# Fertilizing terrestrial plants with aquarium water?



## abnormalsanon (Jun 6, 2006)

This is maybe a bit off-topic...

I just bought a bunch of hanging plants, and it's the first time in years I've kept any above-water plants. I was wondering if any of you use dirty aquarium water to feed your plants? I have a 55gal goldfish tank, so I've got plenty of filthy water to spare.

Could using this water prolong the time in between regular ferts and adding new soil? What about using the same liquid stock that I use to fertilize my tanks?


----------



## mrbelvedere138 (Jan 18, 2006)

Aquarium water makes great water for terrestrials.
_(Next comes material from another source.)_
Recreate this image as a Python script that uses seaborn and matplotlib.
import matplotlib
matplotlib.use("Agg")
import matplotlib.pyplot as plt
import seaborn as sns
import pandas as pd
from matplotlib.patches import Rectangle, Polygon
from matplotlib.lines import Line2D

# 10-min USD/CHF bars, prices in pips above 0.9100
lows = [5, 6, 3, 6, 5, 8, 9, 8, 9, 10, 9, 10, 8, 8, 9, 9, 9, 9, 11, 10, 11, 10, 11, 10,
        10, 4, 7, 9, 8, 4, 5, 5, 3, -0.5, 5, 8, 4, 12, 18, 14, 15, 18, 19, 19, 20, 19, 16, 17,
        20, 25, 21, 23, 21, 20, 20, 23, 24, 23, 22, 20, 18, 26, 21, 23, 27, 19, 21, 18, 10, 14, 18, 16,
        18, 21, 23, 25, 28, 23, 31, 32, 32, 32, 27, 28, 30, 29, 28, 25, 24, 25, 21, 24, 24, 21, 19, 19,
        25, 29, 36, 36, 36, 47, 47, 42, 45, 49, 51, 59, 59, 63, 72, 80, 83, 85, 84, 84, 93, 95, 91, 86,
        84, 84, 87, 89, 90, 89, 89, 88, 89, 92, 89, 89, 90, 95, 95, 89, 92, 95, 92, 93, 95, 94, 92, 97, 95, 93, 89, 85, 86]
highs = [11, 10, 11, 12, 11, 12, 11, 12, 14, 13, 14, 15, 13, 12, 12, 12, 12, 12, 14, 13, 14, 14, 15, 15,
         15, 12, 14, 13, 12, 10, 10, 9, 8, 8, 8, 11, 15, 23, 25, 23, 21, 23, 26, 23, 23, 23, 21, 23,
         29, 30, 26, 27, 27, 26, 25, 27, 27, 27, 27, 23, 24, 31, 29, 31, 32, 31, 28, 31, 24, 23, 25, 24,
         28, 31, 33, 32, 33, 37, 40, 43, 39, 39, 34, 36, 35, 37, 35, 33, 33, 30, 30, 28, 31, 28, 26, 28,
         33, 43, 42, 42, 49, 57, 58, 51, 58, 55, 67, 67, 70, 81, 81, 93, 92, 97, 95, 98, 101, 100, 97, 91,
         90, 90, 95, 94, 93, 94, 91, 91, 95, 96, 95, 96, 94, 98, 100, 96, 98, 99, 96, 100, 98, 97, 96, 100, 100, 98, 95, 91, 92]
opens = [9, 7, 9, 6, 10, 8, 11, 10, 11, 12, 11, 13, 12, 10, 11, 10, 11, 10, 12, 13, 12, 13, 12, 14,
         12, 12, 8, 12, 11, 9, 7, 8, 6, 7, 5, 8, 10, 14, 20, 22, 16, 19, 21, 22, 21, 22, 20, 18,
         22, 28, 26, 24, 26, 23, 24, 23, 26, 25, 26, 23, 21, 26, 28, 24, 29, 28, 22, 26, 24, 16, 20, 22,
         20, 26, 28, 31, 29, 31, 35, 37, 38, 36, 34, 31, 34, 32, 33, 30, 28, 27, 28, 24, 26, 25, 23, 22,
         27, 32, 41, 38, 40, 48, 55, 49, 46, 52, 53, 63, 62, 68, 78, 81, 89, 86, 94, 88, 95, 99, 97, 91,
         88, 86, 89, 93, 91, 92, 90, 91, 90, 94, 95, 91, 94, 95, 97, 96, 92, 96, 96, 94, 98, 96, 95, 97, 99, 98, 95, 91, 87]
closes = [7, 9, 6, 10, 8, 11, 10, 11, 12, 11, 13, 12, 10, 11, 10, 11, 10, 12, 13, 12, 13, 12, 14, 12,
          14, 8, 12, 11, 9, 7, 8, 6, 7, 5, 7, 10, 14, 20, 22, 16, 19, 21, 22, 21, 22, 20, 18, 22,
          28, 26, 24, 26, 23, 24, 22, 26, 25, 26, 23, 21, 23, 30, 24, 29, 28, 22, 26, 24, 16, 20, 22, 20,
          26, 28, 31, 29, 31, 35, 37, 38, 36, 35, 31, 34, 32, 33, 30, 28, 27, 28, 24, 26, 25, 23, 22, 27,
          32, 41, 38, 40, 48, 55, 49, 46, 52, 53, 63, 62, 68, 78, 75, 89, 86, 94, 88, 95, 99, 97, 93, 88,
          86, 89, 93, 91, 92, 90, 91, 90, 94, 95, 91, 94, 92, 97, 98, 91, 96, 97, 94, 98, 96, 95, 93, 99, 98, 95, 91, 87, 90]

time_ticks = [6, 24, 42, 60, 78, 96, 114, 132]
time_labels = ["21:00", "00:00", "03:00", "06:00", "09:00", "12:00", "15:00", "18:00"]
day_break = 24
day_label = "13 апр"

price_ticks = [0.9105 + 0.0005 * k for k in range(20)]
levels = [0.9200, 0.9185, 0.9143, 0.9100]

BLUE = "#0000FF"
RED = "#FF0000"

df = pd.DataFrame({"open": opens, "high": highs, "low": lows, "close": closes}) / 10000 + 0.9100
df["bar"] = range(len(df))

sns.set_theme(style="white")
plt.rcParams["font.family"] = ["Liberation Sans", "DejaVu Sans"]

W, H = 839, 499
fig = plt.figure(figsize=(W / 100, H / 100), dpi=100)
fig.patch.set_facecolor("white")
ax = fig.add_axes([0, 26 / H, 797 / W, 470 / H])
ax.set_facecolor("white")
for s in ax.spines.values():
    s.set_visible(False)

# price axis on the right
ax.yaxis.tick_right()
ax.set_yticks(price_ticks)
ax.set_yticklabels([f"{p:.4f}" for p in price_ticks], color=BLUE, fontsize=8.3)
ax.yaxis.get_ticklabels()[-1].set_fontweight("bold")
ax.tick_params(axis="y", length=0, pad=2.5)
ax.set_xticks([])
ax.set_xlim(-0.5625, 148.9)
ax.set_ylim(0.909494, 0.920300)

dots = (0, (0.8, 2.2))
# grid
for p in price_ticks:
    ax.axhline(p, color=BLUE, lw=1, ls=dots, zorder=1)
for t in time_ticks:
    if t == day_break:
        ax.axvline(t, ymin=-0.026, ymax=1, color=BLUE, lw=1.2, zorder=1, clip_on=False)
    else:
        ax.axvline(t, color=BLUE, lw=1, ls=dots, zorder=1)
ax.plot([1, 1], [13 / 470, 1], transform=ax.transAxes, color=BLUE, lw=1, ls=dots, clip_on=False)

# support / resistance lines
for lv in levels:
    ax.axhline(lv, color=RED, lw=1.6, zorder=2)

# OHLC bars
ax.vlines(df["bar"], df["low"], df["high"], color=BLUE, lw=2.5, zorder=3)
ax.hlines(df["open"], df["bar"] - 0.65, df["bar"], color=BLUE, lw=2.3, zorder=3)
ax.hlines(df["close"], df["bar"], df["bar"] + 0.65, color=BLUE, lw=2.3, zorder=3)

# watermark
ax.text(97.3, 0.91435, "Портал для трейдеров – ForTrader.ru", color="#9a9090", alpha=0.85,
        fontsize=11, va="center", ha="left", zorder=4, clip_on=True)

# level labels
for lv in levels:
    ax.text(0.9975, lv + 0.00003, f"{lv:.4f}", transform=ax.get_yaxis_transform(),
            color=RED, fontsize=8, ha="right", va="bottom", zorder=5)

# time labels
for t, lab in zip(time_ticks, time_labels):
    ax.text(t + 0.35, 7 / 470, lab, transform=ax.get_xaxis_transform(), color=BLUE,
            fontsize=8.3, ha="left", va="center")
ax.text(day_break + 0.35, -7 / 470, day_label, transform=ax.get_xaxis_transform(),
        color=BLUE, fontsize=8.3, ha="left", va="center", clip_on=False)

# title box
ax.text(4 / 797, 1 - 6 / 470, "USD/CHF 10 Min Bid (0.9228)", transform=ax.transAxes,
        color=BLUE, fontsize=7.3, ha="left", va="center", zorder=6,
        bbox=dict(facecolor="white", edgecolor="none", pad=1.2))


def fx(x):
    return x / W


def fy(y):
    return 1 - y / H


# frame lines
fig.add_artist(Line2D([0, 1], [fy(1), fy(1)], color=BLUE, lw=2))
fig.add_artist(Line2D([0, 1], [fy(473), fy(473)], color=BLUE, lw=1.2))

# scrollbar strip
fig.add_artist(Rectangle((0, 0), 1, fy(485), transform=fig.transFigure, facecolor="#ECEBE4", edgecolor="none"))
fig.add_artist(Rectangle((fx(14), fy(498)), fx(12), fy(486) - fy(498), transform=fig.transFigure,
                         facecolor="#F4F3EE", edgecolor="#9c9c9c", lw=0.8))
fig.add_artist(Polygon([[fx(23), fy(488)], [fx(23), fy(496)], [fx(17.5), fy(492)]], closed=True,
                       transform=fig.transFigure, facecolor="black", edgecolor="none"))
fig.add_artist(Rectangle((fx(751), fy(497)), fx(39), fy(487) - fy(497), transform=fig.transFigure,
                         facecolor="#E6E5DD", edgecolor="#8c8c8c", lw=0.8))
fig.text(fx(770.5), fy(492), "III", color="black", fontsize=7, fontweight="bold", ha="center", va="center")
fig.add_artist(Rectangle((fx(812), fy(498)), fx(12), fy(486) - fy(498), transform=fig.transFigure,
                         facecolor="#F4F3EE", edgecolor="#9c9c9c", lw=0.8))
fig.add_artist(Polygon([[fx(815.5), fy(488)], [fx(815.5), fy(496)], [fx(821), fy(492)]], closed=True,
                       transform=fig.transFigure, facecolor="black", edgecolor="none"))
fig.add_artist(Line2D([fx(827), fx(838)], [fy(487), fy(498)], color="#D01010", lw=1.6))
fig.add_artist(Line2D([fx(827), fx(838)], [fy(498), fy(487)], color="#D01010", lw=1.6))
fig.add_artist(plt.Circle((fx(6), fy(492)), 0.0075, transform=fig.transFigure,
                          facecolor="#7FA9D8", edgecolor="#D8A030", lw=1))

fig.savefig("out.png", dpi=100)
It has trace elements, is dechlorinated, slight fertilizer amounts. It probably doesn't have enough fertilizer to keep it going forever though.


----------



## Edward (May 25, 2004)

Sure, plants love it.


----------



## cwlodarczyk (Sep 18, 2005)

I water my plants when doing water changes on my tanks - I've had a couple of plants practically come back from the dead like this.


----------



## yildirim (Nov 25, 2004)

Much better than regular water. I've been doing it since many years.


----------



## Ajax (Apr 3, 2006)

Absolutely! My plumeria are flowering a lot better since I started using aquarium water.


----------



## Chris S (Feb 27, 2006)

Tank water is whatiahvewatered my small strawberry patch with this year and they are doing very well. Also. I have a spider plant rotted in the water column of a planted tank w/ EI dosing, and you should see the difference in the new growth!


----------



## dnrdarryl (Jul 23, 2006)

I've used it for many years for houseplants. Now that I have more tanks I am using it in the garden too. I think I need and storage tank and a pump instead of 5 gallon buckets though.


----------



## Marauder (Apr 17, 2006)

I'm a little embarrased to say this but... don't use the nearly brackish water from a Guppy or Molly tank like I did.  

It made my girlfriend really mad, but she eventually got over it. The plants never did though.


----------